Foam inside the rocket is ejected to provide a different thrust profile compared to just plain water and air. The foam provides a different density medium that acts as the reactive mass.

We developed the following technique to generate high density foam inside the rocket during launch and throughout the thrust phase. We call this technique Jet Foaming

A foaming agent is added to the water, and the water is arranged in the bottles such that the lowest bottle has a majority of the water but also has an air-gap at the top. (see diagram below) The upper bottle contains some water also. This water is held above the air gap due to the closed cavity in the rest of the rocket. Upon launch water is forced from the upper bottle into the lower water bottle at great pressure and this generates foam very quickly in the lower bottle. The foam generation continues even after the water runs out in the upper bottle as air then is continuously blown into the already generated foam.

This technique has the advantage that although it takes a little time to convert all the water in the lower bottle into foam, the blow-through effect ensures the first foam generated is delivered to the nozzle directly and instantly while the rest of the water is turned to foam.

While the use of foam inside of water rockets is not new (see Antigravity Research), at the time of writing we were not aware of others using this technique for a rocket to continuously generate its own foam during the boost part of a flight.

Experiment Setup

The 8L Polaron III rocket was set up on the launcher and tied down for this experiment. The standard static test fire procedure was used. A video camera was set up to film the lowest bottle to see the water's behaviour.

Setting up for static fire tests.
The rocket is attached to the launcher with the 2 meter extension.
Rocket configuration for static fire tests #7 and #8. This diagram shows the distribution of water within the rocket.

About 400ml of water was placed in the upper bottle, and about 1800ml in the lower bottle. We added about 80ml of kids bubble bath solution to the water.

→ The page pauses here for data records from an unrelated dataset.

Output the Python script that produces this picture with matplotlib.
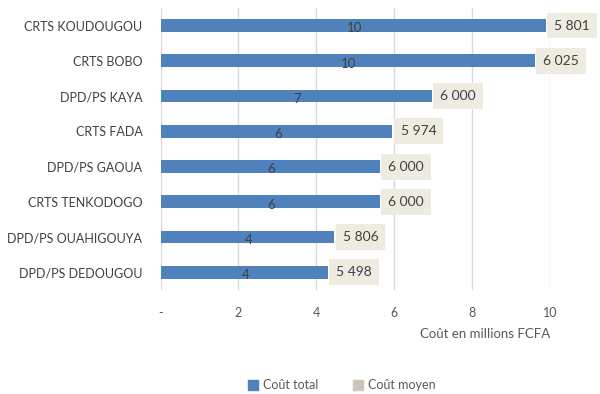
import matplotlib
matplotlib.use('Agg')
import matplotlib.pyplot as plt
from matplotlib.patches import Patch

plt.rcParams['font.family'] = ['Lato', 'DejaVu Sans']

sites = ['CRTS KOUDOUGOU', 'CRTS BOBO', 'DPD/PS KAYA', 'CRTS FADA',
         'DPD/PS GAOUA', 'CRTS TENKODOGO', 'DPD/PS OUAHIGOUYA', 'DPD/PS DEDOUGOU']
cout_total = [9.88, 9.60, 6.96, 5.95, 5.63, 5.63, 4.46, 4.29]
cout_moyen = [5801, 6025, 6000, 5974, 6000, 6000, 5806, 5498]
xticks = [0, 2, 4, 6, 8, 10]
xtick_labels = ['-', '2', '4', '6', '8', '10']

blue = '#4F81BD'
beige = '#EEECE1'
txt = '#404040'

fig = plt.figure(figsize=(6, 3.94), dpi=100)
ax = fig.add_axes([0.2675, 0.264, 0.917 - 0.2675, 0.716])

ypos = list(range(len(sites)))
bars = ax.barh(ypos, cout_total, height=0.36, color=blue, zorder=3)

for y, t, m in zip(ypos, cout_total, cout_moyen):
    ax.annotate(f'{round(t)}', (t / 2, y), xytext=(1, -2), textcoords='offset points',
                ha='center', va='center', fontsize=9.5, color=txt, zorder=4)
    ax.annotate(f'{m:,}'.replace(',', ' '), (t, y), xytext=(6, 0), textcoords='offset points',
                ha='left', va='center', fontsize=10, color=txt, zorder=4,
                bbox=dict(boxstyle='square,pad=0.5', fc=beige, ec='none'),
                annotation_clip=False)

ax.set_xlim(0, 10)
ax.set_ylim(len(sites) - 0.5, -0.5)
ax.set_yticks(ypos)
ax.set_yticklabels(sites, fontsize=9, color=txt)
ax.set_xticks(xticks)
ax.set_xticklabels(xtick_labels, fontsize=9, color='#595959')
ax.tick_params(length=0, pad=12)
ax.tick_params(axis='y', pad=13)
ax.grid(axis='x', color='#D9D9D9', lw=1, zorder=0)
for s in ax.spines.values():
    s.set_visible(False)

ax.set_xlabel('Coût en millions FCFA', fontsize=9.5, color='#595959', loc='right', labelpad=7)

handles = [Patch(color=blue, label='Coût total'), Patch(color='#CDC5BC', label='Coût moyen')]
fig.legend(handles=handles, loc='center', bbox_to_anchor=(0.57, 0.022), ncol=2, frameon=False,
           fontsize=9, labelcolor='#595959', handlelength=0.8, handleheight=0.8,
           columnspacing=2.8, handletextpad=0.4)

fig.savefig('out.png', dpi=100)
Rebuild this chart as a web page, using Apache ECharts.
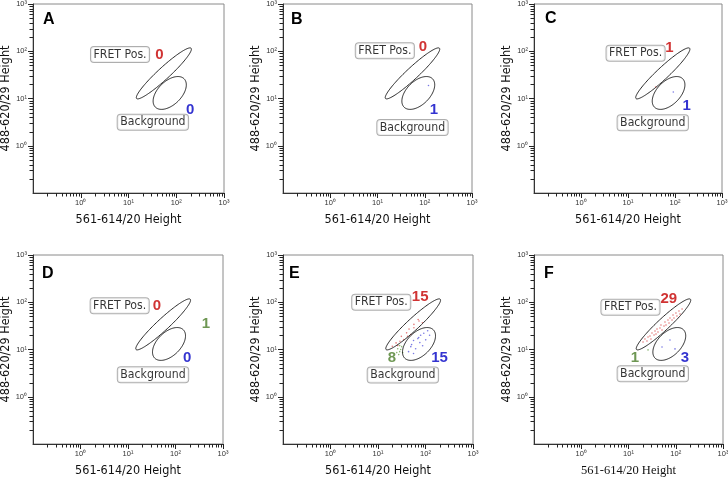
<!DOCTYPE html>
<html><head><meta charset="utf-8">
<script src="https://cdn.jsdelivr.net/npm/echarts@6/dist/echarts.min.js"></script>
<style>html,body{margin:0;padding:0;background:#fff}#c{width:728px;height:479px}</style>
</head><body><div id="c"></div>
<script>
// ---------- data ----------
const panelLetters = ['A', 'B', 'C', 'D', 'E', 'F'];
const tickValues = [0.1, 1, 10, 100, 1000];
const tickLabels = ['', '10\u2070', '10\u00b9', '10\u00b2', '10\u00b3'];
const minorTickValues = [0.2, 0.3, 0.4, 0.5, 0.6, 0.7, 0.8, 0.9, 2, 3, 4, 5, 6, 7, 8, 9,
  20, 30, 40, 50, 60, 70, 80, 90, 200, 300, 400, 500, 600, 700, 800, 900];
const xAxisTitle = '561-614/20 Height';
const yAxisTitle = '488-620/29 Height';
const gateNames = ['FRET Pos.', 'Background'];
// gates: [centerX, centerY, semi-major (decades), semi-minor (decades), angle (deg)]
const gateFRET = [55, 34, 0.78, 0.125, 43];
const gateBackground = [73, 13.1, 0.425, 0.247, 45];

const countsRed = ['0', '0', '1', '0', '15', '29'];
const countsBlue = ['0', '1', '1', '0', '15', '3'];
const countsGreen = [null, null, null, '1', '8', '1'];

// label anchor positions (data units) per panel
const fretBoxPos = [[6.65, 85.5], [14.3, 103], [14.5, 91], [6.68, 84.5], [11.7, 100], [11.0, 78.5]];
const bgBoxPos = [[32.4, 3.13], [55, 2.43], [33.7, 3.08], [33.6, 2.93], [33.4, 2.89], [32.7, 3.06]];
const redCountPos = [[44.2, 83.6], [91.8, 125], [75.7, 117], [40.8, 84.2], [77.3, 130], [71.3, 116]];
const blueCountPos = [[196, 5.74], [157, 5.68], [177, 7.0], [176, 6.78], [197, 6.64], [157, 6.52]];
const greenCountPos = [null, null, null, [438, 35.2], [19.7, 6.64], [13.7, 6.52]];

// events (dots)
const redDotsA = [];
const redDotsB = [];
const redDotsC = [[38.8, 17.5]];
const redDotsD = [];
const redDotsE = [[73, 40], [57, 34], [45, 27], [40, 22.5], [49, 20.7], [35, 16.2], [29, 14.9], [26, 12.1],
  [20, 11.7], [70, 43], [86, 36.7], [42, 19], [31, 19], [24, 13.8], [57, 28.8]];
const redDotsF = [[20.3, 14.4], [22.3, 16.7], [24.6, 15.1], [25.9, 18.4], [28.5, 19.3], [29.9, 16.7], [31.4, 22.3],
  [34.7, 20.3], [36.4, 24.6], [38.2, 21.3], [40.1, 27.2], [42.1, 23.4], [46.4, 28.5], [48.7, 33], [51.2, 25.9],
  [56.4, 31.4], [59.2, 38.2], [62.2, 33], [68.5, 42.1], [72, 36.4], [75.5, 46.4], [83.4, 42.1], [87.5, 53.7],
  [91.8, 46.4], [101, 59.2], [106, 51.2], [117, 65.3], [123, 56.4], [136, 72]];
const blueDotsA = [];
const blueDotsB = [[120, 18.8]];
const blueDotsC = [[92, 13.7]];
const blueDotsD = [];
const blueDotsE = [[111, 25], [92, 22], [79, 20], [69, 17], [101, 16], [56, 15.5], [76, 14], [87, 12], [49, 11.5],
  [62, 10.4], [44, 9], [56, 8.2], [72, 18], [122, 20], [51, 12.7]];
const blueDotsF = [[51.2, 11.3], [75.5, 15.9], [96.4, 10.3]];
const greenDotsA = [];
const greenDotsB = [];
const greenDotsC = [];
const greenDotsD = [];
const greenDotsE = [[26, 10.4], [28.6, 9], [31.5, 11.5], [27.3, 7.8], [30, 10], [24.8, 8.6], [33, 8.6], [28.6, 12.1]];
const greenDotsF = [[25.9, 9.8]];

// ---------- layout / style ----------
const redDots = [redDotsA, redDotsB, redDotsC, redDotsD, redDotsE, redDotsF];
const blueDots = [blueDotsA, blueDotsB, blueDotsC, blueDotsD, blueDotsE, blueDotsF];
const greenDots = [greenDotsA, greenDotsB, greenDotsC, greenDotsD, greenDotsE, greenDotsF];
const gridLeft = [33, 283, 534, 33, 283, 534];
const gridTop = [4, 4, 4, 255, 255, 255];
const gridWidth = [191, 189, 188, 190, 190, 189];
const gridHeight = 189;
const letterPos = [[43, 12], [291, 12], [545, 10.5], [42, 265.5], [289, 265.5], [544, 265.5]];
const RED = '#c40000', BLUE = '#0000c4', GREEN = '#4a7d28';
const SANS = "'DejaVu Sans Condensed', Lato, sans-serif";

function renderGate(params, api) {
  const cx = api.value(0), cy = api.value(1), a = api.value(2), b = api.value(3);
  const ang = api.value(4) * Math.PI / 180;
  const lx0 = Math.log10(cx), ly0 = Math.log10(cy);
  const pts = [];
  const N = 120;
  for (let i = 0; i < N; i++) {
    const t = i / N * 2 * Math.PI;
    const u = a * Math.cos(t), v = b * Math.sin(t);
    const lx = lx0 + u * Math.cos(ang) - v * Math.sin(ang);
    const ly = ly0 + u * Math.sin(ang) + v * Math.cos(ang);
    pts.push(api.coord([Math.pow(10, lx), Math.pow(10, ly)]));
  }
  return { type: 'polygon', shape: { points: pts }, style: { fill: 'none', stroke: '#111', lineWidth: 0.9 } };
}

function renderMinorTicks(params, api) {
  const v = api.value(0);
  const lo = tickValues[0];
  const px = api.coord([v, lo]);
  const py = api.coord([lo, v]);
  const st = { stroke: '#222', lineWidth: 1 };
  const xx = Math.round(px[0]) + 0.5, yy = Math.round(py[1]) + 0.5;
  return { type: 'group', children: [
    { type: 'line', shape: { x1: xx, y1: px[1], x2: xx, y2: px[1] + 3.5 }, style: st },
    { type: 'line', shape: { x1: py[0], y1: yy, x2: py[0] - 3.5, y2: yy }, style: st }
  ] };
}

function tickFmt(v) {
  for (let i = 0; i < tickValues.length; i++) {
    if (Math.abs(Math.log10(v) - Math.log10(tickValues[i])) < 1e-6) return tickLabels[i];
  }
  return '';
}

const grids = [], xAxes = [], yAxes = [], series = [], titles = [];
for (let p = 0; p < 6; p++) {
  grids.push({ left: gridLeft[p], top: gridTop[p], width: gridWidth[p], height: gridHeight,
    show: true, borderColor: '#8a8a8a', borderWidth: 1, backgroundColor: '#fff', outerBoundsMode: 'none', containLabel: false });
  const axisCommon = {
    type: 'log', logBase: 10, min: tickValues[0], max: tickValues[tickValues.length - 1], gridIndex: p,
    nameLocation: 'middle',
    axisLine: { show: true, lineStyle: { color: '#333', width: 1 } },
    axisTick: { show: true, length: 5, lineStyle: { color: '#222' } },
    minorTick: { show: false },
    splitLine: { show: false }, minorSplitLine: { show: false },
    axisLabel: { formatter: tickFmt, showMinLabel: false, fontFamily: 'Liberation Sans', fontSize: 7.5, color: '#333', margin: 6 }
  };
  xAxes.push(Object.assign({}, axisCommon, {
    name: xAxisTitle, nameGap: 20,
    nameTextStyle: { fontFamily: p === 5 ? 'Liberation Serif' : SANS, fontSize: 12.5, color: '#111' }
  }));
  yAxes.push(Object.assign({}, axisCommon, {
    name: yAxisTitle, nameGap: 21,
    nameTextStyle: { fontFamily: SANS, fontSize: 12.5, color: '#111' }
  }));
  titles.push({ text: panelLetters[p], left: letterPos[p][0], top: letterPos[p][1], padding: 0,
    textStyle: { fontFamily: 'Liberation Sans', fontWeight: 'bold', fontSize: 16, color: '#000' } });

  series.push({ type: 'custom', xAxisIndex: p, yAxisIndex: p, renderItem: renderMinorTicks, silent: true, clip: false,
    encode: { x: 0, y: 1 }, data: minorTickValues.map(v => [v, v]), z: 1 });

  series.push({ type: 'custom', xAxisIndex: p, yAxisIndex: p, renderItem: renderGate, silent: true, clip: false,
    encode: { x: 0, y: 1 }, data: [gateFRET, gateBackground], z: 3 });

  const dotStyle = (c) => ({ type: 'scatter', xAxisIndex: p, yAxisIndex: p, symbolSize: 1.6, silent: true, z: 2,
    itemStyle: { color: c, opacity: 0.7 } });
  series.push(Object.assign(dotStyle('#d84040'), { data: redDots[p] }));
  series.push(Object.assign(dotStyle('#4040d8'), { data: blueDots[p] }));
  series.push(Object.assign(dotStyle('#5a9a38'), { data: greenDots[p] }));

  series.push({ type: 'scatter', xAxisIndex: p, yAxisIndex: p, symbolSize: 0, silent: true, z: 5,
    data: [{ value: fretBoxPos[p], name: gateNames[0] }, { value: bgBoxPos[p], name: gateNames[1] }],
    label: { show: true, position: 'inside', formatter: '{b}', fontFamily: SANS, fontSize: 12.2, lineHeight: 12, color: '#000',
      backgroundColor: '#fff', borderColor: '#9a9a9a', borderWidth: 1, borderRadius: 3, padding: [2, 2.5, 1, 2.5] } });

  const cnt = [
    { value: redCountPos[p], name: countsRed[p], label: { color: RED } },
    { value: blueCountPos[p], name: countsBlue[p], label: { color: BLUE } }
  ];
  if (countsGreen[p] !== null) cnt.push({ value: greenCountPos[p], name: countsGreen[p], label: { color: GREEN } });
  series.push({ type: 'scatter', xAxisIndex: p, yAxisIndex: p, symbolSize: 0, silent: true, z: 5, data: cnt,
    label: { show: true, position: 'inside', formatter: '{b}', fontFamily: 'Liberation Sans', fontWeight: 'bold', fontSize: 15 } });
}

const chart = echarts.init(document.getElementById('c'), null, { renderer: 'canvas' });
chart.setOption({ animation: false, backgroundColor: '#fff', title: titles, grid: grids, xAxis: xAxes, yAxis: yAxes, series: series });
</script></body></html>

Static Fire Tests #7 and #8 - Foam

Launch Pressure (PSI) Notes
3 110 9mm Nozzle, jet foaming configuration
4 110 7mm Nozzle, jet foaming configuration. Thrust phase lasted 7.28seconds


Water Rocket generates foam - Slow Motion

 

Don't try this indoors!
Another day at the office. "You did want the flowers washed dear didn't you?"
The after math of a foam test.
Frame from the close up video showing Jet Foaming in action.
The water level rises as foam is generated at the bottom.
With a 7mm nozzle, the thrust ended after 7.28 seconds.

During the filling process quite a bit of foam was generated and pushed up into the upper bottles, but as you see on the video, by the time we fired the rocket, the water was free of foam, with only low density foam sitting on top.

The jet foaming technique creates a lot of foam on the ground around the test area.

Conclusions / Analysis:

  • The Jet foaming technique is very effective at creating foam for the duration of the boost phase.
  • Quite a bit of low density foam is left in the bottle after the boost phase. We will need to measure the weight of the remaining foam, and perhaps try to develop a way of getting rid of this during the boost.
  • The thrust profile is changed significantly from normal air/water mix.
  • With the 7mm nozzle the rocket provided thrust for 7.28 seconds, which means that take offs are likely to be slow, but should be nicely sustained. Therefore this technique may be particularly useful in the sustainer of a two stage rocket.